**Problem to work on:** Give back all the data exactly, line by line.
++++++
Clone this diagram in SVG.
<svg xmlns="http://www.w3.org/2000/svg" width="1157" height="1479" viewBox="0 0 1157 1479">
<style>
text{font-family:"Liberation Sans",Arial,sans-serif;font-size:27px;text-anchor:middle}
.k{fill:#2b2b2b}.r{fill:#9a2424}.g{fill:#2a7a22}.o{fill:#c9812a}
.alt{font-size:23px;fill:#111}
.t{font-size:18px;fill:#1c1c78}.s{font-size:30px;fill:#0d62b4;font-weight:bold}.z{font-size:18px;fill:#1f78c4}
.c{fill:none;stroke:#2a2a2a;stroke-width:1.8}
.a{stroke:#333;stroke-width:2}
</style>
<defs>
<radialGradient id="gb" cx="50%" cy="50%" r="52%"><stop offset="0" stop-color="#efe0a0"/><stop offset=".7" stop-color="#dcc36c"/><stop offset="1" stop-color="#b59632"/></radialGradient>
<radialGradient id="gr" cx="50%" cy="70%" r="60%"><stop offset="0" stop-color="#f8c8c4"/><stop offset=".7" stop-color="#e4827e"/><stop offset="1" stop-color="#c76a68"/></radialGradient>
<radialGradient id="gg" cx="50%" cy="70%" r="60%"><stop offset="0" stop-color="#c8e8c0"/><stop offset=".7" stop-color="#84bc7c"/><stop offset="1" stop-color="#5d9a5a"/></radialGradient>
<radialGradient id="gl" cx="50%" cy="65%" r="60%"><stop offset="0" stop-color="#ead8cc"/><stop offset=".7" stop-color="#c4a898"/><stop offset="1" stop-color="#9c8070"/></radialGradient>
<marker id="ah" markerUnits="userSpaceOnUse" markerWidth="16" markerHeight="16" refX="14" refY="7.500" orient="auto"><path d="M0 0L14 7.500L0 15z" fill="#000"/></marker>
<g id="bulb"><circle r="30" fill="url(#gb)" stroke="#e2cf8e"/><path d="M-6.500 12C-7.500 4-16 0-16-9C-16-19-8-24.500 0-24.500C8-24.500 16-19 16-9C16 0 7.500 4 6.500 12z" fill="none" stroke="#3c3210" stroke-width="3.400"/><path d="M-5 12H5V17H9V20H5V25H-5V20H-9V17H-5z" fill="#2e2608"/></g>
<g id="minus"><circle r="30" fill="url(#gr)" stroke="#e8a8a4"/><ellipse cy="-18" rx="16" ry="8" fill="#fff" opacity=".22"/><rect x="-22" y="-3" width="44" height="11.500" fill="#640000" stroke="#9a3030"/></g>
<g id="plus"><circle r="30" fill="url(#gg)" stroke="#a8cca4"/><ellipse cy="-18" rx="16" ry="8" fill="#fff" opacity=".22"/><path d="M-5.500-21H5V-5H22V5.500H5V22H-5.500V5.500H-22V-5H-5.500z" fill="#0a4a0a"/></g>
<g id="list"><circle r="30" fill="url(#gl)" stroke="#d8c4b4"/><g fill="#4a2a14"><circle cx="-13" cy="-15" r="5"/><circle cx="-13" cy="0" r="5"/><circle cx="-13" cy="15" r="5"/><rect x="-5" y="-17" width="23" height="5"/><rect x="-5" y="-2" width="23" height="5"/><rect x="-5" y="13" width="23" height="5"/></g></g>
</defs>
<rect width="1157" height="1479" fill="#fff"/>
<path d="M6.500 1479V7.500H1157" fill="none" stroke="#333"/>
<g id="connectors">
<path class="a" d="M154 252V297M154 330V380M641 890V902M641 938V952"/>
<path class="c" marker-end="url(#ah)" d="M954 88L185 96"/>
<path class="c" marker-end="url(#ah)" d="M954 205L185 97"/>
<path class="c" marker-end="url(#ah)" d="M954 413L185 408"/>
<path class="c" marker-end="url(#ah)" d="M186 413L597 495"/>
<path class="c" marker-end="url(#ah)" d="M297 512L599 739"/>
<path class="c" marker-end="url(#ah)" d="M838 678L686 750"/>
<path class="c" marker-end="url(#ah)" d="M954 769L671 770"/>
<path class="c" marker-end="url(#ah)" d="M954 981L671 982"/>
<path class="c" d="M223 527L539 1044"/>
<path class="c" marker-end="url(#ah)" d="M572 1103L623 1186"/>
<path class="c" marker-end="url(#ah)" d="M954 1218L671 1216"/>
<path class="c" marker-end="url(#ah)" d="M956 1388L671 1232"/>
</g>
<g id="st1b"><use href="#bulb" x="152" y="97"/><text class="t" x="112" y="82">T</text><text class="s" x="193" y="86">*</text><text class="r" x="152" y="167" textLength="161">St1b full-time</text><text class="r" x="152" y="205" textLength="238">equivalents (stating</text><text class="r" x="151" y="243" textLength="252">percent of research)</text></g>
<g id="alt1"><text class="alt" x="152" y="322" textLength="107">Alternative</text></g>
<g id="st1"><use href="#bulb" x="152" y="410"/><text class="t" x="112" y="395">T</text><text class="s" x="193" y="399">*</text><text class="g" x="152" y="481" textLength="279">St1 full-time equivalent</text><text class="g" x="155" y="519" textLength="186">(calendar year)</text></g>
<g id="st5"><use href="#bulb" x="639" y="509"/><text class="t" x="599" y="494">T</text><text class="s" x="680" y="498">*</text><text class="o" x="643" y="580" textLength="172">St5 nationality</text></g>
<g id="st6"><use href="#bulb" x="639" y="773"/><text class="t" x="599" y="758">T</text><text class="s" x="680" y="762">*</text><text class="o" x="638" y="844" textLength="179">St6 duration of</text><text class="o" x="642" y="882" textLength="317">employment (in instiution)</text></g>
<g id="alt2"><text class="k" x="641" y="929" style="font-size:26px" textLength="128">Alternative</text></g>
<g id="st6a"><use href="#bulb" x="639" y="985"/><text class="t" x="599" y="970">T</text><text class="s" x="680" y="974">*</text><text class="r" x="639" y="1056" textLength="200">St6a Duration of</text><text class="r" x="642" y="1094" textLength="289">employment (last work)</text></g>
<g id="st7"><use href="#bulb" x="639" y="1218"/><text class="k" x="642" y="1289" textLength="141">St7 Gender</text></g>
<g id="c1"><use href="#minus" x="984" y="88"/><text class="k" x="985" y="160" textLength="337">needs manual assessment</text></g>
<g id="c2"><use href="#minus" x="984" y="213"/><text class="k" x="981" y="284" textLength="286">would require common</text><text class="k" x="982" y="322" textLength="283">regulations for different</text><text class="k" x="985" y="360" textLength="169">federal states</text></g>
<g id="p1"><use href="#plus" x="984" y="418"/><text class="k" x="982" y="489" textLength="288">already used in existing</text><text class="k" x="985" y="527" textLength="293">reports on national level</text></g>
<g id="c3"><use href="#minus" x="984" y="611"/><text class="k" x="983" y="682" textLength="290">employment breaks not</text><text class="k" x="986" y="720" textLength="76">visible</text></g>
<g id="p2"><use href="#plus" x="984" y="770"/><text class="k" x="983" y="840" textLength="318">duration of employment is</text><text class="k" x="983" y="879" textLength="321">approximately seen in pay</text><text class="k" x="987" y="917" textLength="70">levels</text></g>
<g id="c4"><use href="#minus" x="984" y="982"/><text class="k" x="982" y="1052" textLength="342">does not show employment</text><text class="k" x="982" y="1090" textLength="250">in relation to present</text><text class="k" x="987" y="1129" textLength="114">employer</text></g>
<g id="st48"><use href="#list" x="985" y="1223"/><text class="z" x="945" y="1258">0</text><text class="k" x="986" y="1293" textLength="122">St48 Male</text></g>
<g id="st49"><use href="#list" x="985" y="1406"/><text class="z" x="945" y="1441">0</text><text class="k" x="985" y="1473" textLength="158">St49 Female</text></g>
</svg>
++++++
**Exercise answer:**
Clone this diagram in SVG.
<svg xmlns="http://www.w3.org/2000/svg" width="1157" height="1479" viewBox="0 0 1157 1479">
<style>
text{font-family:"Liberation Sans",Arial,sans-serif;font-size:27px;text-anchor:middle}
.k{fill:#2b2b2b}.r{fill:#9a2424}.g{fill:#2a7a22}.o{fill:#c9812a}
.alt{font-size:23px;fill:#111}
.t{font-size:18px;fill:#1c1c78}.s{font-size:30px;fill:#0d62b4;font-weight:bold}.z{font-size:18px;fill:#1f78c4}
.c{fill:none;stroke:#2a2a2a;stroke-width:1.8}
.a{stroke:#333;stroke-width:2}
</style>
<defs>
<radialGradient id="gb" cx="50%" cy="50%" r="52%"><stop offset="0" stop-color="#efe0a0"/><stop offset=".7" stop-color="#dcc36c"/><stop offset="1" stop-color="#b59632"/></radialGradient>
<radialGradient id="gr" cx="50%" cy="70%" r="60%"><stop offset="0" stop-color="#f8c8c4"/><stop offset=".7" stop-color="#e4827e"/><stop offset="1" stop-color="#c76a68"/></radialGradient>
<radialGradient id="gg" cx="50%" cy="70%" r="60%"><stop offset="0" stop-color="#c8e8c0"/><stop offset=".7" stop-color="#84bc7c"/><stop offset="1" stop-color="#5d9a5a"/></radialGradient>
<radialGradient id="gl" cx="50%" cy="65%" r="60%"><stop offset="0" stop-color="#ead8cc"/><stop offset=".7" stop-color="#c4a898"/><stop offset="1" stop-color="#9c8070"/></radialGradient>
<marker id="ah" markerUnits="userSpaceOnUse" markerWidth="16" markerHeight="16" refX="14" refY="7.500" orient="auto"><path d="M0 0L14 7.500L0 15z" fill="#000"/></marker>
<g id="bulb"><circle r="30" fill="url(#gb)" stroke="#e2cf8e"/><path d="M-6.500 12C-7.500 4-16 0-16-9C-16-19-8-24.500 0-24.500C8-24.500 16-19 16-9C16 0 7.500 4 6.500 12z" fill="none" stroke="#3c3210" stroke-width="3.400"/><path d="M-5 12H5V17H9V20H5V25H-5V20H-9V17H-5z" fill="#2e2608"/></g>
<g id="minus"><circle r="30" fill="url(#gr)" stroke="#e8a8a4"/><ellipse cy="-18" rx="16" ry="8" fill="#fff" opacity=".22"/><rect x="-22" y="-3" width="44" height="11.500" fill="#640000" stroke="#9a3030"/></g>
<g id="plus"><circle r="30" fill="url(#gg)" stroke="#a8cca4"/><ellipse cy="-18" rx="16" ry="8" fill="#fff" opacity=".22"/><path d="M-5.500-21H5V-5H22V5.500H5V22H-5.500V5.500H-22V-5H-5.500z" fill="#0a4a0a"/></g>
<g id="list"><circle r="30" fill="url(#gl)" stroke="#d8c4b4"/><g fill="#4a2a14"><circle cx="-13" cy="-15" r="5"/><circle cx="-13" cy="0" r="5"/><circle cx="-13" cy="15" r="5"/><rect x="-5" y="-17" width="23" height="5"/><rect x="-5" y="-2" width="23" height="5"/><rect x="-5" y="13" width="23" height="5"/></g></g>
</defs>
<rect width="1157" height="1479" fill="#fff"/>
<path d="M6.500 1479V7.500H1157" fill="none" stroke="#333"/>
<g id="connectors">
<path class="a" d="M154 252V297M154 330V380M641 890V902M641 938V952"/>
<path class="c" marker-end="url(#ah)" d="M954 88L185 96"/>
<path class="c" marker-end="url(#ah)" d="M954 205L185 97"/>
<path class="c" marker-end="url(#ah)" d="M954 413L185 408"/>
<path class="c" marker-end="url(#ah)" d="M186 413L597 495"/>
<path class="c" marker-end="url(#ah)" d="M297 512L599 739"/>
<path class="c" marker-end="url(#ah)" d="M838 678L686 750"/>
<path class="c" marker-end="url(#ah)" d="M954 769L671 770"/>
<path class="c" marker-end="url(#ah)" d="M954 981L671 982"/>
<path class="c" d="M223 527L539 1044"/>
<path class="c" marker-end="url(#ah)" d="M572 1103L623 1186"/>
<path class="c" marker-end="url(#ah)" d="M954 1218L671 1216"/>
<path class="c" marker-end="url(#ah)" d="M956 1388L671 1232"/>
</g>
<g id="st1b"><use href="#bulb" x="152" y="97"/><text class="t" x="112" y="82">T</text><text class="s" x="193" y="86">*</text><text class="r" x="152" y="167" textLength="161">St1b full-time</text><text class="r" x="152" y="205" textLength="238">equivalents (stating</text><text class="r" x="151" y="243" textLength="252">percent of research)</text></g>
<g id="alt1"><text class="alt" x="152" y="322" textLength="107">Alternative</text></g>
<g id="st1"><use href="#bulb" x="152" y="410"/><text class="t" x="112" y="395">T</text><text class="s" x="193" y="399">*</text><text class="g" x="152" y="481" textLength="279">St1 full-time equivalent</text><text class="g" x="155" y="519" textLength="186">(calendar year)</text></g>
<g id="st5"><use href="#bulb" x="639" y="509"/><text class="t" x="599" y="494">T</text><text class="s" x="680" y="498">*</text><text class="o" x="643" y="580" textLength="172">St5 nationality</text></g>
<g id="st6"><use href="#bulb" x="639" y="773"/><text class="t" x="599" y="758">T</text><text class="s" x="680" y="762">*</text><text class="o" x="638" y="844" textLength="179">St6 duration of</text><text class="o" x="642" y="882" textLength="317">employment (in instiution)</text></g>
<g id="alt2"><text class="k" x="641" y="929" style="font-size:26px" textLength="128">Alternative</text></g>
<g id="st6a"><use href="#bulb" x="639" y="985"/><text class="t" x="599" y="970">T</text><text class="s" x="680" y="974">*</text><text class="r" x="639" y="1056" textLength="200">St6a Duration of</text><text class="r" x="642" y="1094" textLength="289">employment (last work)</text></g>
<g id="st7"><use href="#bulb" x="639" y="1218"/><text class="k" x="642" y="1289" textLength="141">St7 Gender</text></g>
<g id="c1"><use href="#minus" x="984" y="88"/><text class="k" x="985" y="160" textLength="337">needs manual assessment</text></g>
<g id="c2"><use href="#minus" x="984" y="213"/><text class="k" x="981" y="284" textLength="286">would require common</text><text class="k" x="982" y="322" textLength="283">regulations for different</text><text class="k" x="985" y="360" textLength="169">federal states</text></g>
<g id="p1"><use href="#plus" x="984" y="418"/><text class="k" x="982" y="489" textLength="288">already used in existing</text><text class="k" x="985" y="527" textLength="293">reports on national level</text></g>
<g id="c3"><use href="#minus" x="984" y="611"/><text class="k" x="983" y="682" textLength="290">employment breaks not</text><text class="k" x="986" y="720" textLength="76">visible</text></g>
<g id="p2"><use href="#plus" x="984" y="770"/><text class="k" x="983" y="840" textLength="318">duration of employment is</text><text class="k" x="983" y="879" textLength="321">approximately seen in pay</text><text class="k" x="987" y="917" textLength="70">levels</text></g>
<g id="c4"><use href="#minus" x="984" y="982"/><text class="k" x="982" y="1052" textLength="342">does not show employment</text><text class="k" x="982" y="1090" textLength="250">in relation to present</text><text class="k" x="987" y="1129" textLength="114">employer</text></g>
<g id="st48"><use href="#list" x="985" y="1223"/><text class="z" x="945" y="1258">0</text><text class="k" x="986" y="1293" textLength="122">St48 Male</text></g>
<g id="st49"><use href="#list" x="985" y="1406"/><text class="z" x="945" y="1441">0</text><text class="k" x="985" y="1473" textLength="158">St49 Female</text></g>
</svg>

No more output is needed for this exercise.